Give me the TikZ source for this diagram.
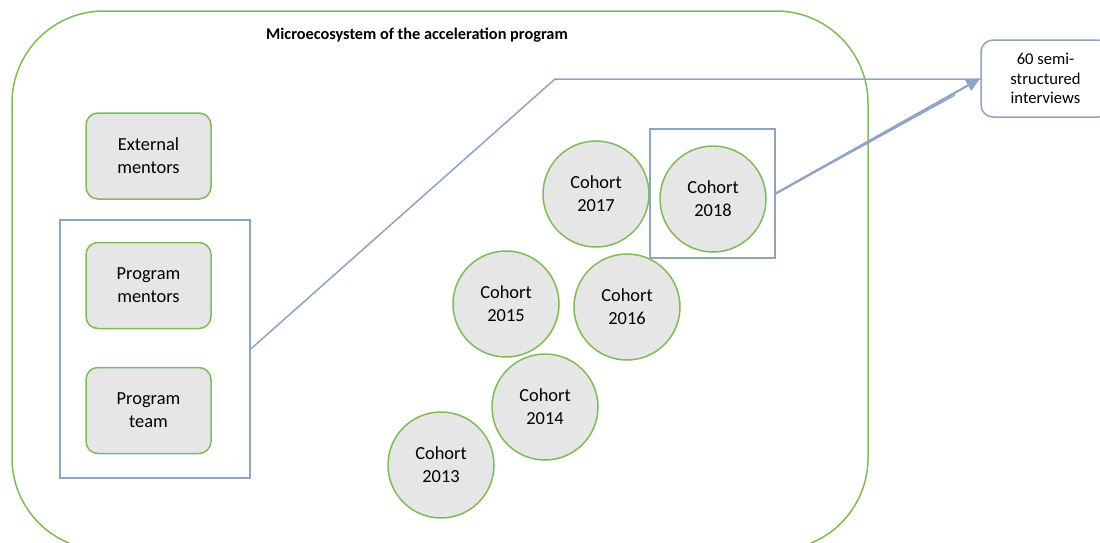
\documentclass[tikz,border=0pt]{standalone}
\usepackage{fontspec}
\setmainfont{Carlito}
\usetikzlibrary{arrows.meta}
\definecolor{grn}{RGB}{128,186,90}
\definecolor{gfill}{RGB}{230,230,230}
\definecolor{bgray}{RGB}{143,163,195}
\tikzset{
  actor/.style={draw=grn, line width=0.75pt, fill=gfill, rounded corners=6pt,
    minimum width=62.5pt, minimum height=43pt, align=center, inner sep=1pt,
    font=\fontsize{9.2pt}{11.5pt}\selectfont},
  cohort/.style={circle, draw=grn, line width=0.75pt, fill=gfill, minimum size=53pt,
    inner sep=0pt, align=center, font=\fontsize{9.2pt}{11.5pt}\selectfont},
  frame/.style={draw=bgray, line width=0.75pt},
  link/.style={draw=bgray, line width=0.75pt},
}
\begin{document}
\begin{tikzpicture}[x=0.5pt,y=-0.5pt]
\useasboundingbox (0,0) rectangle (1100,542);
% big ecosystem frame
\draw[grn, line width=0.75pt, rounded corners=46pt] (12,11) rectangle (868,550);
\node[font=\bfseries\fontsize{8.15pt}{9.5pt}\selectfont, anchor=center] (title) at (417,35) {Microecosystem of the acceleration program};
% left group
\node[frame, minimum width=95pt, minimum height=129pt] (leftbox) at (155,349) {};
\node[actor] (ext) at (148.5,156) {External\\mentors};
\node[actor] (pm) at (148.5,285.5) {Program\\mentors};
\node[actor] (pt) at (148.5,410.5) {Program\\team};
% cohorts
\node[frame, minimum width=62.5pt, minimum height=64.5pt] (box18) at (712.5,193.5) {};
\node[cohort] (c17) at (596,194) {Cohort\\2017};
\node[cohort] (c18) at (713,199) {Cohort\\2018};
\node[cohort] (c15) at (506,304) {Cohort\\2015};
\node[cohort] (c16) at (627,307) {Cohort\\2016};
\node[cohort] (c14) at (545,407) {Cohort\\2014};
\node[cohort] (c13) at (441,465) {Cohort\\2013};
% interviews
\node[frame, rounded corners=6pt, minimum width=64.5pt, minimum height=38.5pt, align=center,
  font=\fontsize{8.3pt}{9.6pt}\selectfont] (int) at (1045.5,78.5) {60 semi-\\structured\\interviews};
% connectors
\coordinate (bend) at (555,79);
\draw[link] (leftbox.east) -- (bend) -- (bend -| int.west);
\draw[link, line width=1.1pt, -{Triangle[length=7pt,width=6pt]}] (box18.east) -- (int.west);
\coordinate (side) at (955,95);
\draw[link] (box18.east) -- (side);
\end{tikzpicture}
\end{document}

## Problem
All of the lines above should be printed exactly, minus the pictures.

## Answer in full
Give me the TikZ source for this diagram.
\documentclass[tikz,border=0pt]{standalone}
\usepackage{fontspec}
\setmainfont{Carlito}
\usetikzlibrary{arrows.meta}
\definecolor{grn}{RGB}{128,186,90}
\definecolor{gfill}{RGB}{230,230,230}
\definecolor{bgray}{RGB}{143,163,195}
\tikzset{
  actor/.style={draw=grn, line width=0.75pt, fill=gfill, rounded corners=6pt,
    minimum width=62.5pt, minimum height=43pt, align=center, inner sep=1pt,
    font=\fontsize{9.2pt}{11.5pt}\selectfont},
  cohort/.style={circle, draw=grn, line width=0.75pt, fill=gfill, minimum size=53pt,
    inner sep=0pt, align=center, font=\fontsize{9.2pt}{11.5pt}\selectfont},
  frame/.style={draw=bgray, line width=0.75pt},
  link/.style={draw=bgray, line width=0.75pt},
}
\begin{document}
\begin{tikzpicture}[x=0.5pt,y=-0.5pt]
\useasboundingbox (0,0) rectangle (1100,542);
% big ecosystem frame
\draw[grn, line width=0.75pt, rounded corners=46pt] (12,11) rectangle (868,550);
\node[font=\bfseries\fontsize{8.15pt}{9.5pt}\selectfont, anchor=center] (title) at (417,35) {Microecosystem of the acceleration program};
% left group
\node[frame, minimum width=95pt, minimum height=129pt] (leftbox) at (155,349) {};
\node[actor] (ext) at (148.5,156) {External\\mentors};
\node[actor] (pm) at (148.5,285.5) {Program\\mentors};
\node[actor] (pt) at (148.5,410.5) {Program\\team};
% cohorts
\node[frame, minimum width=62.5pt, minimum height=64.5pt] (box18) at (712.5,193.5) {};
\node[cohort] (c17) at (596,194) {Cohort\\2017};
\node[cohort] (c18) at (713,199) {Cohort\\2018};
\node[cohort] (c15) at (506,304) {Cohort\\2015};
\node[cohort] (c16) at (627,307) {Cohort\\2016};
\node[cohort] (c14) at (545,407) {Cohort\\2014};
\node[cohort] (c13) at (441,465) {Cohort\\2013};
% interviews
\node[frame, rounded corners=6pt, minimum width=64.5pt, minimum height=38.5pt, align=center,
  font=\fontsize{8.3pt}{9.6pt}\selectfont] (int) at (1045.5,78.5) {60 semi-\\structured\\interviews};
% connectors
\coordinate (bend) at (555,79);
\draw[link] (leftbox.east) -- (bend) -- (bend -| int.west);
\draw[link, line width=1.1pt, -{Triangle[length=7pt,width=6pt]}] (box18.east) -- (int.west);
\coordinate (side) at (955,95);
\draw[link] (box18.east) -- (side);
\end{tikzpicture}
\end{document}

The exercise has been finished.